Wall Street shook off Tuesday's inflation-driven pullback with a vengeance on Wednesday, as a massive rally in technology and semiconductor stocks pushed the S&P 500 and Nasdaq Composite to fresh record highs. The surge came despite a concerning wholesale inflation report and a historic changing of the guard at the Federal Reserve, creating a complex but ultimately bullish environment for retirement investors.

Tech and Chips Lead the Charge
The tech-heavy Nasdaq Composite surged 1.2% to close at a record 26,402.34, marking its 13th record close of 2026. The S&P 500 gained 0.58% to finish at 7,444.25, its 17th record close of the year. The Dow Jones Industrial Average, however, slipped a minor 0.14%.
The rally was fueled by the “Magnificent Seven” and semiconductor giants. Nvidia (NVDA) gained 2.3%, crossing the historic $5.5 trillion market capitalization threshold for the first time.
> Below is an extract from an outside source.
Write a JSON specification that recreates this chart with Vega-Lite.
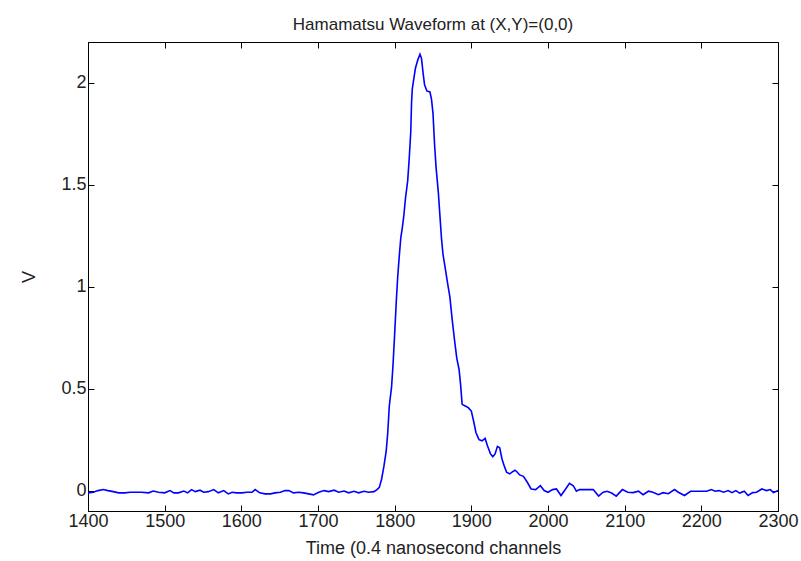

Alphabet (GOOGL) led the mega-caps with a 4% jump, while chipmakers Micron (MU) and Qualcomm (QCOM) rebounded sharply from Tuesday's losses.
The tech optimism was further bolstered by the arrival of President Donald Trump in Beijing for a two-day summit with Chinese leader Xi Jinping. Trump's entourage notably includes Tesla CEO Elon Musk, Nvidia CEO Jensen Huang, and the heads of Micron and Qualcomm, raising hopes for favorable trade agreements and an easing of tensions over AI semiconductor legislation.
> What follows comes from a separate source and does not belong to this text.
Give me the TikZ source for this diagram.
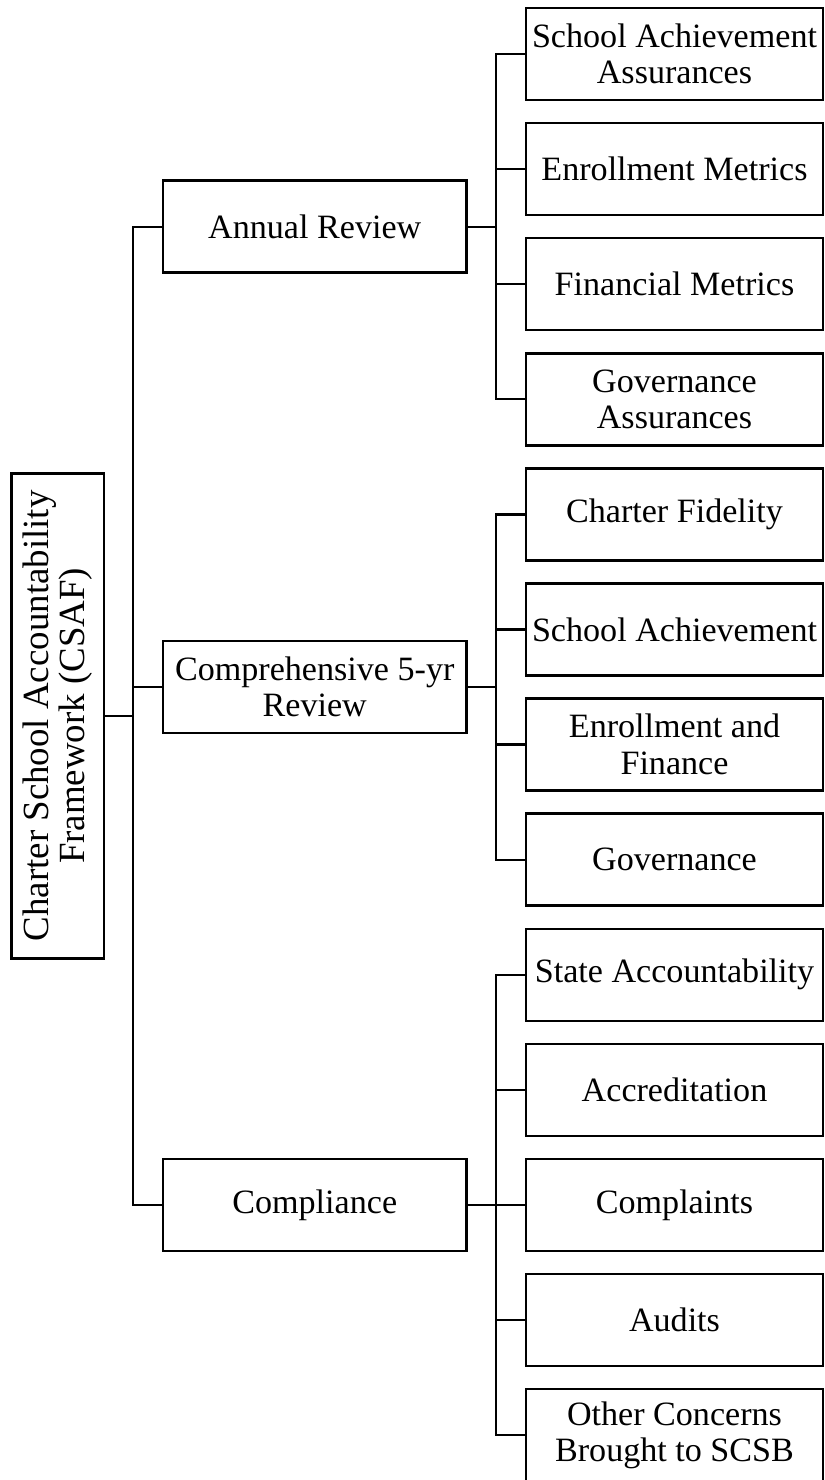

Inflation Echoes and a New Era at the Fed
While the stock market celebrated, the bond market and economic data flashed warning signs. The April Producer Price Index (PPI) jumped 1.4% month-over-month—nearly triple economists' expectations and the largest monthly increase in four years. The surge was largely driven by energy supply disruptions stemming from the ongoing conflict in Iran and the closure of the Strait of Hormuz.
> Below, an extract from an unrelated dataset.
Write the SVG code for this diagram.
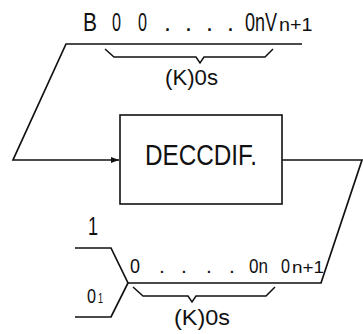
<svg xmlns="http://www.w3.org/2000/svg" width="363" height="334" viewBox="0 0 363 334">
<style>
.ln{fill:none;stroke:#111;stroke-width:1.7;stroke-linejoin:miter}
.br{fill:none;stroke:#111;stroke-width:1.5}
text{font-family:"Liberation Sans","DejaVu Sans",sans-serif;fill:#111}
.t24{font-size:25px}
.t21{font-size:21px}
.t16{font-size:16px}
</style>
<defs>
<marker id="ah" markerWidth="8" markerHeight="6" refX="8" refY="3" orient="auto" markerUnits="userSpaceOnUse">
<path d="M0,0 L8,3 L0,6 Z" fill="#111"/>
</marker>
</defs>
<rect width="363" height="334" fill="#fff"/>
<g id="connectors">
<path class="ln" d="M302,44 L66,44 L13,160 L119,160" marker-end="url(#ah)"/>
<path class="ln" d="M282,160 L362,160 L321,283 L128,283"/>
<path class="ln" d="M75,248 L111,248 L128,283 L111,317 L75,317"/>
</g>
<g id="decoder">
<rect x="120" y="115" width="162" height="89" fill="#fff" stroke="#111" stroke-width="1.6"/>
<text x="145" y="165" font-size="30" textLength="112" lengthAdjust="spacingAndGlyphs">DECCDIF.</text>
</g>
<g id="top-sequence">
<text class="t24" x="83" y="31" textLength="14" lengthAdjust="spacingAndGlyphs">B</text>
<text class="t24" x="112" y="31" textLength="9" lengthAdjust="spacingAndGlyphs">0</text>
<text class="t24" x="138" y="31" textLength="9" lengthAdjust="spacingAndGlyphs">0</text>
<text class="t24" x="164" y="31">.</text>
<text class="t24" x="185" y="31">.</text>
<text class="t24" x="206" y="31">.</text>
<text class="t24" x="227" y="31">.</text>
<text class="t24" transform="translate(245,31) scale(0.72,1)">0nV</text>
<text transform="translate(279,31) scale(1.04,1)" font-size="19">n+1</text>
<path class="br" d="M105,49 L114,57 L196,57 L200,63 L204,57 L265,57 L273,49"/>
<text x="165" y="85" font-size="22" textLength="53" lengthAdjust="spacingAndGlyphs">(K)0s</text>
</g>
<g id="bottom-sequence">
<text class="t24" x="88" y="235" textLength="10" lengthAdjust="spacingAndGlyphs">1</text>
<text class="t21" x="87" y="303" textLength="9" lengthAdjust="spacingAndGlyphs">0</text>
<text x="98" y="303" font-size="14" textLength="5" lengthAdjust="spacingAndGlyphs">1</text>
<text class="t21" x="130" y="273" textLength="10" lengthAdjust="spacingAndGlyphs">0</text>
<text class="t21" x="159" y="273">.</text>
<text class="t21" x="181" y="273">.</text>
<text class="t21" x="206" y="273">.</text>
<text class="t21" x="229" y="273">.</text>
<text class="t21" x="249" y="273" textLength="19" lengthAdjust="spacingAndGlyphs">0n</text>
<text class="t21" x="281" y="273" textLength="9" lengthAdjust="spacingAndGlyphs">0</text>
<text class="t16" x="292" y="273" textLength="32" lengthAdjust="spacingAndGlyphs">n+1</text>
<path class="br" d="M133,287 L143,296 L188,296 L192,302 L196,296 L266,296 L275,287"/>
<text x="174" y="325" font-size="22" textLength="56" lengthAdjust="spacingAndGlyphs">(K)0s</text>
</g>
</svg>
Because wholesale prices are a leading indicator of consumer inflation, the hot PPI report suggests that the “sticky” inflation seen in Tuesday's CPI data may persist. Consequently, the 10-year Treasury yield climbed to near 4.48%, its highest level since last July.
Against this inflationary backdrop, the Senate voted 54-45 on Wednesday to confirm Kevin Warsh as the next Chair of the Federal Reserve. Warsh, who will replace Jerome Powell when his term expires on Friday, has signaled a desire for “regime change” at the central bank, advocating for less forward guidance and a narrower scope of activities. His confirmation introduces a new variable of unpredictability into the Fed's future rate decisions.
Investment Implications for Retirees
The convergence of record-breaking tech valuations, rising wholesale inflation, and a new Federal Reserve Chair requires a strategic approach for retirement portfolios:
| Strategy | Rationale |
|---|---|
| Maintain Tech Exposure, but Rebalance | The AI boom continues to drive market gains, but with Nvidia crossing $5.5 trillion, ensure your portfolio isn't overly concentrated in a single sector. |
| Prepare for Fed Unpredictability | Incoming Chair Kevin Warsh favors less “forward guidance.” Investors should be prepared for more sudden market reactions to Fed policy shifts. |
| Hedge Against Inflation | With PPI hitting a 4-year high and oil remaining above $100, maintaining exposure to energy or inflation-protected assets remains prudent. |
While the headline index numbers are cause for celebration, the underlying currents of inflation and monetary policy shifts demand careful navigation. Staying diversified and maintaining a long-term perspective will be crucial in the months ahead.
Disclaimer: This article is for informational purposes only and should not be considered financial advice. Market conditions can change rapidly, and past performance does not guarantee future results. Always conduct your own research and consider consulting with a qualified financial advisor before making investment decisions.